Different types of segregated account companies (“SACs”) (p. 5)
The late 1990s saw the emergence of a new form of corporate vehicle, consisting of a single legal entity with multiple legally separate accounts (also referred to as "series", "cells", or "compartments"). Underlying assets are pooled in one entity, but investors invest in specific accounts within the corporate entity, may retain control over the related assets and liabilities, and are exposed to the opportunity for gain and risk of loss only in respect of those assets and liabilities. The accounts themselves are not considered separate legal entities.
An example of such vehicles is the "umbrella fund" available in a number of European jurisdictions. Similar vehicles are available in the form of the "series limited liability companies" (or "series LLCs") of various US states, including Delaware and Illinois, and of the "segregated account companies" of Bermuda and certain other jurisdictions (umbrella funds, series LLCs, segregated account companies and related vehicles will generically be referred to as "SACs”)….
Examples of uses of segregated account companies (p. 5)
[U]ses of…SACs includ[e]:
- the offering of multiple investment sub-funds, whose assets and liabilities are segregated from one another, within a single umbrella fund;
- the provision of employee retirement benefits, death benefits, and other benefits to multiple participating employers, who subscribe for separate sub-funds of an umbrella fund;
- serving as a securitization vehicle for multiple issuers; and
- serving as a captive insurance vehicle to reinsure risks pf multiple unrelated insured parties, who reinsure risks with and pay premiums to separate cells of a SAC.

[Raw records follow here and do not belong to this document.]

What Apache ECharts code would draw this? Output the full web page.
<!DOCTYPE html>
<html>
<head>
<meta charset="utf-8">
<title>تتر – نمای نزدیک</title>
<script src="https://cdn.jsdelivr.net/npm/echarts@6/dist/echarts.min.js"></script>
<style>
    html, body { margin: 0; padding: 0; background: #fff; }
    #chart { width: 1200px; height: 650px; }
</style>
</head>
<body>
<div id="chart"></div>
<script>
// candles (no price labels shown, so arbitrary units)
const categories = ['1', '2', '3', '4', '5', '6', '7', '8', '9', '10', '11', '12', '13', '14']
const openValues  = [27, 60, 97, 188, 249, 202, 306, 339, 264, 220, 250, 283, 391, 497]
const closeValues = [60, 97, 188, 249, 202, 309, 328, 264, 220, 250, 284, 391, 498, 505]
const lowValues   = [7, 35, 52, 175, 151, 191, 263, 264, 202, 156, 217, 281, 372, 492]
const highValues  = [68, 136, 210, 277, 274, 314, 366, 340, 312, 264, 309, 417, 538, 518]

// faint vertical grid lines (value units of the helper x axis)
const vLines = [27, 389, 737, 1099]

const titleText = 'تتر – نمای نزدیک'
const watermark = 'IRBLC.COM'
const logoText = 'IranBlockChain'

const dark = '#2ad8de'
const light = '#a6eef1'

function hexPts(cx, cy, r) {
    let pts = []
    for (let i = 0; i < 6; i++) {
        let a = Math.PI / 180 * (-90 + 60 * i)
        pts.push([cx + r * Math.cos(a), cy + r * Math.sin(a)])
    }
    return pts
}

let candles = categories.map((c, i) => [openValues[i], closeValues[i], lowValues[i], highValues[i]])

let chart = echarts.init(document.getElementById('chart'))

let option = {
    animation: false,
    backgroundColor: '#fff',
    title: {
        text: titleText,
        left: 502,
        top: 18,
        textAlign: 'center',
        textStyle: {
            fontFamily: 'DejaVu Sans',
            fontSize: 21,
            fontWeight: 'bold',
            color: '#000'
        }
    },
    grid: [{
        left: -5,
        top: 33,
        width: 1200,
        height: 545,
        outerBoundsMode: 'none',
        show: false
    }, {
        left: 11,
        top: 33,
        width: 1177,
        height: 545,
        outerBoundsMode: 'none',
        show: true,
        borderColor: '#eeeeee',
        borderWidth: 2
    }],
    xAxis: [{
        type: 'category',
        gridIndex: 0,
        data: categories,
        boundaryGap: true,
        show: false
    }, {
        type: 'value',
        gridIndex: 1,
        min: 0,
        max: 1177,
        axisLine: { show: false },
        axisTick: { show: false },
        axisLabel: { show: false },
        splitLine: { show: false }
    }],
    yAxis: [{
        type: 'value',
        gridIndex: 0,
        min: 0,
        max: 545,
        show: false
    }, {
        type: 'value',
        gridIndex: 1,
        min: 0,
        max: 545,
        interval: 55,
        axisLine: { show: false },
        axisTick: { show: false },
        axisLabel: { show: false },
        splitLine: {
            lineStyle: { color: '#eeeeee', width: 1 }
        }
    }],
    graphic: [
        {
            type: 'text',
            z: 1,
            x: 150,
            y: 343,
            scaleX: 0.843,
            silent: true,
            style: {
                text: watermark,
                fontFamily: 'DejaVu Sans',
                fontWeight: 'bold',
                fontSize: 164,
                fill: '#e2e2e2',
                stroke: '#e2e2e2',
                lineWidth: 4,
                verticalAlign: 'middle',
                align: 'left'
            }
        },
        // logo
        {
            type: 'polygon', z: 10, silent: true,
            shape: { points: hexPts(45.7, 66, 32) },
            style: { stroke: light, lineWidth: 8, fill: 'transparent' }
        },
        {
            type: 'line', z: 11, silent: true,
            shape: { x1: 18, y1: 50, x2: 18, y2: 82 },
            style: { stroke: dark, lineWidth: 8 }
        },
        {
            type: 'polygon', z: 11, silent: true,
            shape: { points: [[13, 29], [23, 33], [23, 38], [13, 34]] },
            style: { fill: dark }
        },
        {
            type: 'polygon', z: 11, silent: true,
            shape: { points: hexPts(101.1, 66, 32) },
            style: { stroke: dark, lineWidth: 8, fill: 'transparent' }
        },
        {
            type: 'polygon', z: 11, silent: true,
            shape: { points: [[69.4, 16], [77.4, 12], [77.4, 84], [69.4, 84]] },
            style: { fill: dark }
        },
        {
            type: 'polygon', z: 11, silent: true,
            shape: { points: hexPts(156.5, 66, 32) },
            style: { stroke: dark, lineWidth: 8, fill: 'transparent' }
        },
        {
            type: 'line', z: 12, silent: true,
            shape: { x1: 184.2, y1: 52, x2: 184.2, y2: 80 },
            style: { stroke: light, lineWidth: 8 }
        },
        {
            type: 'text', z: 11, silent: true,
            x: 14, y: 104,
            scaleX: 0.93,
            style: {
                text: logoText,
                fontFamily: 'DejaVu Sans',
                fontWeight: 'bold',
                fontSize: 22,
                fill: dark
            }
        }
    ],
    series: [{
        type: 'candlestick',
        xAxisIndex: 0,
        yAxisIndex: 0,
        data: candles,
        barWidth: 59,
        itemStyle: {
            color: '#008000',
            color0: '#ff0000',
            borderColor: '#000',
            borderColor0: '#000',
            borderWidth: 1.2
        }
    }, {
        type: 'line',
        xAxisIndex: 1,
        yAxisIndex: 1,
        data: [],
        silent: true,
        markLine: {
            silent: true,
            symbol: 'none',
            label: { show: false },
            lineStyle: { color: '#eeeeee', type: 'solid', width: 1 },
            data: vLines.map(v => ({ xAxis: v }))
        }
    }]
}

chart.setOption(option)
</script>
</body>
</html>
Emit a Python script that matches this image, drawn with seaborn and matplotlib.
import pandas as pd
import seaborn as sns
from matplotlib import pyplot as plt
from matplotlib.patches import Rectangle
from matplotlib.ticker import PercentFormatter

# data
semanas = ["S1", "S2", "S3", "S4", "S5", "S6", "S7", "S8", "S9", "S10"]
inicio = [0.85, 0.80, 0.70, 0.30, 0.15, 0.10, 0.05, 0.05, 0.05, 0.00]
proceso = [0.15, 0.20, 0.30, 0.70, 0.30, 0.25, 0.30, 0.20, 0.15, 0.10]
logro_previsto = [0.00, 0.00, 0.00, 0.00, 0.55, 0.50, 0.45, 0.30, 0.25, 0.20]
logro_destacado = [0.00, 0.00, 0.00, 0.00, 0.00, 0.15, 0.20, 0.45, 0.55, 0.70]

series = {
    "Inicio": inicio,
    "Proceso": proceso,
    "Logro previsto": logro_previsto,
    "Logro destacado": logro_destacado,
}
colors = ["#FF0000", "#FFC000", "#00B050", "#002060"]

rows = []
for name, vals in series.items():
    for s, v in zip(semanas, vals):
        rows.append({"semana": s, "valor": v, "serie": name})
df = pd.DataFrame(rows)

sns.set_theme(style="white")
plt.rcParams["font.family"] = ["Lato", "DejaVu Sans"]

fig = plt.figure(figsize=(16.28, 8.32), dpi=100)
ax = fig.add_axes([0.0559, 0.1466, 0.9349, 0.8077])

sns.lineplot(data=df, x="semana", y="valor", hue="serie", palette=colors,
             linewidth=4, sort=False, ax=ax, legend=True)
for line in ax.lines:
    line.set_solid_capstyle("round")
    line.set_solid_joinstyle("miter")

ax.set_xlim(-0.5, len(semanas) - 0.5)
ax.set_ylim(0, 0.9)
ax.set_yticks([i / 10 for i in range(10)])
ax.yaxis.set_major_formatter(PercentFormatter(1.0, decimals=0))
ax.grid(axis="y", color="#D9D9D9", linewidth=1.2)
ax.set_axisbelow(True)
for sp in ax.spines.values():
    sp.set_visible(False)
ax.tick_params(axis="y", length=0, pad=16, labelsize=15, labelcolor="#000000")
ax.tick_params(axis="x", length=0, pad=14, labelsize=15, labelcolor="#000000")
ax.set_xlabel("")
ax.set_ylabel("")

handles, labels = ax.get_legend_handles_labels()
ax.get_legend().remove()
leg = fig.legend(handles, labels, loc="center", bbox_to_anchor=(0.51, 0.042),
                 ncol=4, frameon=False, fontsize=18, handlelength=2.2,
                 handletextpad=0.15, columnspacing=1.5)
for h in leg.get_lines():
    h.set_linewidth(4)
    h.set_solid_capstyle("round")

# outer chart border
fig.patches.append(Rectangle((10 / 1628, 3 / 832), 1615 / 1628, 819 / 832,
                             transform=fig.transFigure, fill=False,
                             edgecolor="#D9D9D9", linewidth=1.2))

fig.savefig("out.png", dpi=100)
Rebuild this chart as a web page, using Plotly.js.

Application where there is a Cdn-denominated series for Canadian investors (pp. 9-10)
[A]n umbrella fund may offer several sub-funds and different classes or series of shares of each sub-fund denominated in different currencies, with the expectation, for example, that Canadian investors would invest in a Canadian dollar-denominated series. In such cases, because an investor in the. Canadian-dollar denominated series of a particular sub-fund would not have an interest in the property of the other sub-funds, the investor's interest would be a tracking interest….
[I]f the sub-fund hedges its non-Canadian dollar exposure with respect to the Canadian dollar series back to the Canadian dollar, then the property attributable to that series may be deemed to be tracked property. In the words of the Joint Committee, the interests in the Canadian dollar series may be seen as a separate tracked interest from the other interests in the particular sub-fund. As noted above, in general there would not be many holders of. the Canadian-denominated series, and therefore holders of that, series could readily be deemed to hold more than 10% of the shares of the related separate corporation. In addition, since most holders of the Canadian-denominated series can be expected to be resident in Canada, it would be easy for the separate corporation to be deemed a CFA pursuant to the "relevant Canadian shareholders" rule….
No change under 25 October 2018 draft legislation (p. 10)
[T]he new proposals could still result in a deemed CFA in the second hypothetical considered by the joint Committee…
S. 95(11)(e) rule (p. 9)
[I]f the taxpayer holds: (1) property that is a tracking interest in an affiliate; and (2) shares of a class of the affiliate’s capital stock that have a fair market value that may reasonably be considered to be determined by reference to the tracked property in respect of the tracking interest, then subsection 95(11) will deem the tracked property to be property of a separate corporation, much as under the old elective procedure.
In particular, the separate corporation is deemed to have 100 issued and outstanding shares of a single class, but now each shareholder is deemed to hold their "aggregate participating percentage” of the shares of the separate corporation.
Effect of de minimis $5,000 rule in s. 95(1) participating percentage definition (pp. 9-10)
There is effectively a de minimis rule whereby the taxpayer will not have any shares of the separate corporation attributed to it if FAPI in the relevant cell or compartment does not exceed $5,000. In such cases the taxpayer's "aggregate participating percentage" in the compartment (per the existing definition) would be nil, and no shares of the separate corporation would be attributed to the taxpayer. As a result, it appears the separate corporation should not be a CFA in that, year, regardless of whether the separate corporation would otherwise be treated as being controlled by the taxpayer.
Where applicable, this appears to have the effect of not requiring the taxpayer to report de minimis amounts of FAPI pursuant to the tracking rules. However, it may also imply that the taxpayer may not get the benefit of any FAPL that might otherwise arise in a particular year, unless the cell or compartment is net FAPI-positive in that year (more accurately, FAPLs would not arise as the cell or compartment would not be a CFA). It seems inappropriate to impute FAPI of a deemed CFA to the taxpayer but deny the taxpayer the benefit of any FAPLs of the CFA.
In addition, new subsection 95(12) is a residual rule that applies where the rules in new subsections 95(10) and (11) do not apply (e.g., because the taxpayer does not hold shares of a corporate affiliate). In such cases, if the taxpayer holds a tracking interest in respect of the affiliate, subsection 95(12) will deem the entire affiliate to be a CFA (similar to the old default rule).